═════ Stored rows ═════

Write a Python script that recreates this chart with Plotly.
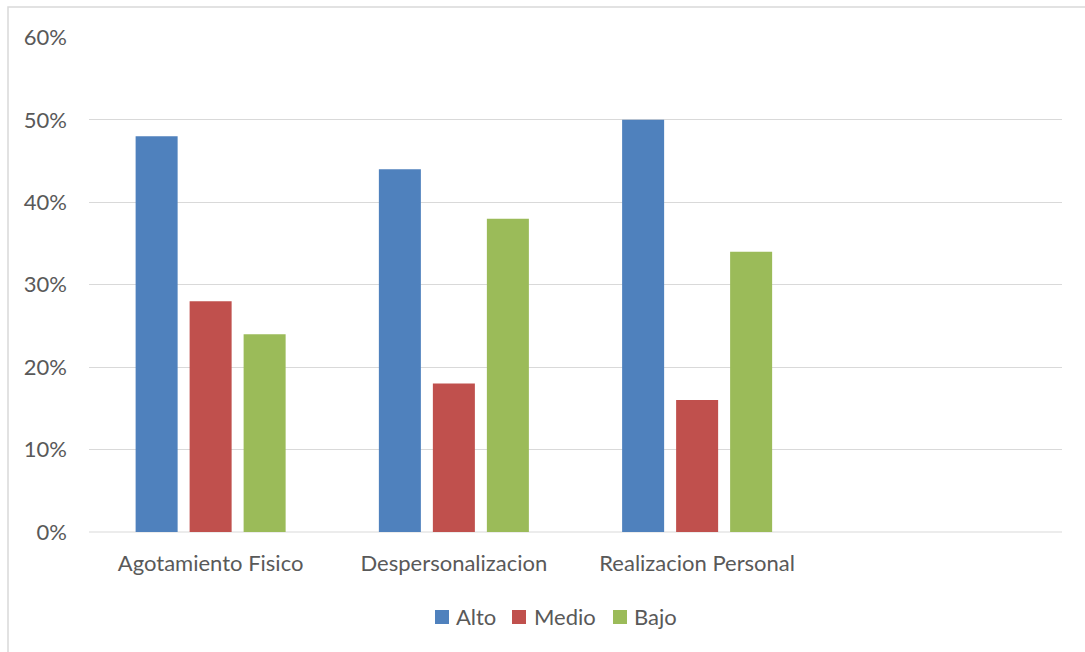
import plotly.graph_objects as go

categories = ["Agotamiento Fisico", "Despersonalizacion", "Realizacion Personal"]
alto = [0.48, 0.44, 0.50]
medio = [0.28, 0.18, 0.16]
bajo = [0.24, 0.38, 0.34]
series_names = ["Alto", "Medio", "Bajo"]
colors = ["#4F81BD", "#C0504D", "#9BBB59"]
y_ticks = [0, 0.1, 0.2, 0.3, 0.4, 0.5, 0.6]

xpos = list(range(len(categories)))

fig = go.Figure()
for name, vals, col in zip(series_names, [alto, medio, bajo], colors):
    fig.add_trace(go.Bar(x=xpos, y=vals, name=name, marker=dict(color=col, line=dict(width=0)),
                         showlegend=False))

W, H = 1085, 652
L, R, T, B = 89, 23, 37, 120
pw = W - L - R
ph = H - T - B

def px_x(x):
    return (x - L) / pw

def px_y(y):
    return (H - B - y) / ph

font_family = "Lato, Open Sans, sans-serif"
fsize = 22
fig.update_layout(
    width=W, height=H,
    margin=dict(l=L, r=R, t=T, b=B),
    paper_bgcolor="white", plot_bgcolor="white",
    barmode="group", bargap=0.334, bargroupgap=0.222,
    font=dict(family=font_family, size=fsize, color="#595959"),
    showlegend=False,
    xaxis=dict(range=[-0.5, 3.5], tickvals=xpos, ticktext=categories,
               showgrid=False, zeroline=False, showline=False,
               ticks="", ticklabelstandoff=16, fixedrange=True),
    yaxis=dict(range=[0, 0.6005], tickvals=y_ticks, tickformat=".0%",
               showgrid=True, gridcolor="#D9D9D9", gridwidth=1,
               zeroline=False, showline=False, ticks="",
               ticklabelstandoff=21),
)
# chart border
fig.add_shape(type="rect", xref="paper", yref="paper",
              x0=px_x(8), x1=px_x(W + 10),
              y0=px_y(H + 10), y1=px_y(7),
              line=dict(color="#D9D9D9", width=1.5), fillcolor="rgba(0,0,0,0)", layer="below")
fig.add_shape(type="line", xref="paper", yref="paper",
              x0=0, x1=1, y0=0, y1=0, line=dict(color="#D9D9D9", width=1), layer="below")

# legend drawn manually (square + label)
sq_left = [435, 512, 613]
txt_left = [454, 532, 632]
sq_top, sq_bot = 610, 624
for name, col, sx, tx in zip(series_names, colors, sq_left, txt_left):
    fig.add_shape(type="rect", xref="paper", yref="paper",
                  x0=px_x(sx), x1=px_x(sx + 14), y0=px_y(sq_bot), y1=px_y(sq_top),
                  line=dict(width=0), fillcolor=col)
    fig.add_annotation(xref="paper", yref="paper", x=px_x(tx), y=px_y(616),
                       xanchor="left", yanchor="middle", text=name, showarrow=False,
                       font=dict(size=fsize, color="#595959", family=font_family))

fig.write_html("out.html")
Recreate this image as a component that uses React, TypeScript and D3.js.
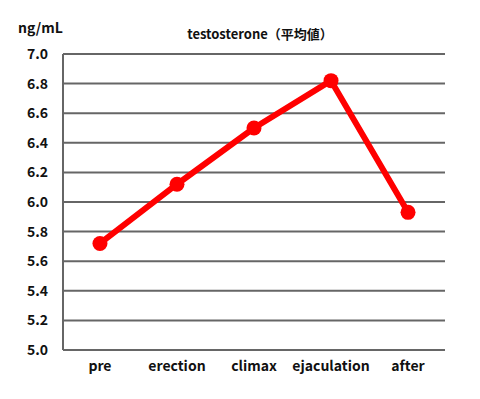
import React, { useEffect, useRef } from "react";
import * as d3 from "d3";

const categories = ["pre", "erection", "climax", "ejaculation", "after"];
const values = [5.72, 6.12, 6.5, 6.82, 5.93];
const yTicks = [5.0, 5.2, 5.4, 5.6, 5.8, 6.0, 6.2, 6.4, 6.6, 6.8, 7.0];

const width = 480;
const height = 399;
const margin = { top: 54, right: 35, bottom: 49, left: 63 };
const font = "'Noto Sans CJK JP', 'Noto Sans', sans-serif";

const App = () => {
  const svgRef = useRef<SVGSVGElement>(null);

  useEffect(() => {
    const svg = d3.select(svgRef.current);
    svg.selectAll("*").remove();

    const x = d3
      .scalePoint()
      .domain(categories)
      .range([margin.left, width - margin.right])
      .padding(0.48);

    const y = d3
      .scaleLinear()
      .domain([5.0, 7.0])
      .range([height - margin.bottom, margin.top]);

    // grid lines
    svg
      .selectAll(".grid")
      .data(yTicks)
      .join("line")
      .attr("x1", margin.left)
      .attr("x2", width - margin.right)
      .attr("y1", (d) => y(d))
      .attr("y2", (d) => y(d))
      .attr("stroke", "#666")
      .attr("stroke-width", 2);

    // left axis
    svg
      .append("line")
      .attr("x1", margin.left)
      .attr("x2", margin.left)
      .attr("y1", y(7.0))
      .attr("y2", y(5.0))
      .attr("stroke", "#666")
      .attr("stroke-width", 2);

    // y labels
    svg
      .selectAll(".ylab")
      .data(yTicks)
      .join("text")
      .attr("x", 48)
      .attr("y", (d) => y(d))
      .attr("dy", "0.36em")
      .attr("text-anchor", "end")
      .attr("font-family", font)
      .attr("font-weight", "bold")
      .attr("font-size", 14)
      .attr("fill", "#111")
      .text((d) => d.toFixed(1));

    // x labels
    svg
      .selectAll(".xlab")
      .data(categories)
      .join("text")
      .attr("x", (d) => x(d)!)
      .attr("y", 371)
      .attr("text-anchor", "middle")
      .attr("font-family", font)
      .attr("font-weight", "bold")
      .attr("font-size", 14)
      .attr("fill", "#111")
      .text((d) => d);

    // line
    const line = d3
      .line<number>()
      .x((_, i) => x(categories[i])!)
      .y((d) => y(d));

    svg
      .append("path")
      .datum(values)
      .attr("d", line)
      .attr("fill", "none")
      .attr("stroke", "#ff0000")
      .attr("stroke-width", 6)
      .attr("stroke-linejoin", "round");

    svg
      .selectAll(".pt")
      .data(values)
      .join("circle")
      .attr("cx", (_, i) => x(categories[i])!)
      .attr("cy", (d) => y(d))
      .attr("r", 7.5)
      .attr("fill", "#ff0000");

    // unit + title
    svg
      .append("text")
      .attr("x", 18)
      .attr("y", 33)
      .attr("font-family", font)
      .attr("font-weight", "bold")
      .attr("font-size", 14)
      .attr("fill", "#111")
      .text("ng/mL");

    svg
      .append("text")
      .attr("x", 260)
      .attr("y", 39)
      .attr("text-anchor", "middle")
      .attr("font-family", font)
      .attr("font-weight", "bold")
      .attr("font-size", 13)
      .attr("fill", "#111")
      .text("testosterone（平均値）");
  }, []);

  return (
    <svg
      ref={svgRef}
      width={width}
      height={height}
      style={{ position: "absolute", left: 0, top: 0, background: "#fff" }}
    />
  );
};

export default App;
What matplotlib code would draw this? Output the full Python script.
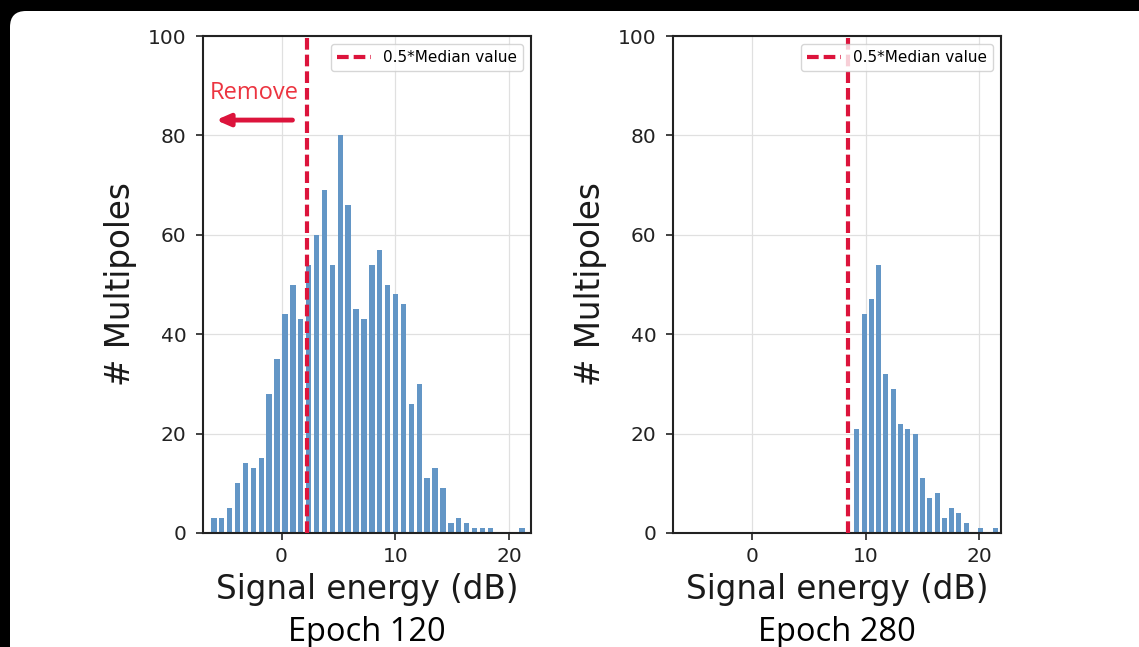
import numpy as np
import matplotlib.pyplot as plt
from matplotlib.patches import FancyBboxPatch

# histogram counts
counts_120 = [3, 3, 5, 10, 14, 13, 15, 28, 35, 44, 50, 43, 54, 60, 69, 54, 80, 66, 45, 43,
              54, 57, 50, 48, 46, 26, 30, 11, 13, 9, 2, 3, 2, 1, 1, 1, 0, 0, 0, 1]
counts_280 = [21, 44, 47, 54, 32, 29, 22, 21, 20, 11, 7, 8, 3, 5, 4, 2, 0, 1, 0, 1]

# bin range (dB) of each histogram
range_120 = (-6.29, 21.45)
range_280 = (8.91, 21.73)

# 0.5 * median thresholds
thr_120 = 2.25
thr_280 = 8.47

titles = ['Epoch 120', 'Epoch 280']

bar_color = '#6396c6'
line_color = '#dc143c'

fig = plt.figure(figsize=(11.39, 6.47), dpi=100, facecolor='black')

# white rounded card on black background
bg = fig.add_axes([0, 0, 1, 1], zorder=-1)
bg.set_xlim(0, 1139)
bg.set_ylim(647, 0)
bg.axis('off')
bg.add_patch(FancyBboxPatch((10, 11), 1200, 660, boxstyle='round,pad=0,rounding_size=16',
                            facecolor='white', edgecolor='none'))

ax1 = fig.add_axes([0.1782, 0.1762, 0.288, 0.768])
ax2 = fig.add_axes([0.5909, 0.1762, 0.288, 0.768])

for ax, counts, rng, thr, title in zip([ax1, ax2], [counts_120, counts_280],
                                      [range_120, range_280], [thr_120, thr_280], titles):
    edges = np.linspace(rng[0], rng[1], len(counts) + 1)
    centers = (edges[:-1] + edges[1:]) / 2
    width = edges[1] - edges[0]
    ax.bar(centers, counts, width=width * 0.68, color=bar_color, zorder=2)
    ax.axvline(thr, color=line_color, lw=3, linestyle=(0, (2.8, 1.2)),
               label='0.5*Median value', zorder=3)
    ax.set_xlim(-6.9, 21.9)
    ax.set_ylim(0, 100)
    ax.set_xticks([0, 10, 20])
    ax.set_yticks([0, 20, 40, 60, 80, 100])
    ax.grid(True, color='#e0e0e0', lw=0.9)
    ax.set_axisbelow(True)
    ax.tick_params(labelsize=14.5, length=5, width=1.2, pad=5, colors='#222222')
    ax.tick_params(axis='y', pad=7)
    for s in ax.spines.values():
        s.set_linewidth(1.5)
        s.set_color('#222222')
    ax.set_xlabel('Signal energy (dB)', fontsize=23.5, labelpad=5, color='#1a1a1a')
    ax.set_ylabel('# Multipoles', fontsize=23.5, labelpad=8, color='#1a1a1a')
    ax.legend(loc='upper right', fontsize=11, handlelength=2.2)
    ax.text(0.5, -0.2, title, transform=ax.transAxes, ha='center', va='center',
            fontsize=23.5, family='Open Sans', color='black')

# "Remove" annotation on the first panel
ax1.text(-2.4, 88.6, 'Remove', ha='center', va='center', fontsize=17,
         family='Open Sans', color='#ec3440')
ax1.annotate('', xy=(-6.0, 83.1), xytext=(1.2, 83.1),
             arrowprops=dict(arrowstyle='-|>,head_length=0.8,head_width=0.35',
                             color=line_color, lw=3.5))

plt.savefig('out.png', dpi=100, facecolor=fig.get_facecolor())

═════

> Goal: Starting at the first line of the material, output exactly the lines up to and including the one with "return (H - B - y) / ph". Do not include the pictures.

> The reply:
Write a Python script that recreates this chart with Plotly.
import plotly.graph_objects as go

categories = ["Agotamiento Fisico", "Despersonalizacion", "Realizacion Personal"]
alto = [0.48, 0.44, 0.50]
medio = [0.28, 0.18, 0.16]
bajo = [0.24, 0.38, 0.34]
series_names = ["Alto", "Medio", "Bajo"]
colors = ["#4F81BD", "#C0504D", "#9BBB59"]
y_ticks = [0, 0.1, 0.2, 0.3, 0.4, 0.5, 0.6]

xpos = list(range(len(categories)))

fig = go.Figure()
for name, vals, col in zip(series_names, [alto, medio, bajo], colors):
    fig.add_trace(go.Bar(x=xpos, y=vals, name=name, marker=dict(color=col, line=dict(width=0)),
                         showlegend=False))

W, H = 1085, 652
L, R, T, B = 89, 23, 37, 120
pw = W - L - R
ph = H - T - B

def px_x(x):
    return (x - L) / pw

def px_y(y):
    return (H - B - y) / ph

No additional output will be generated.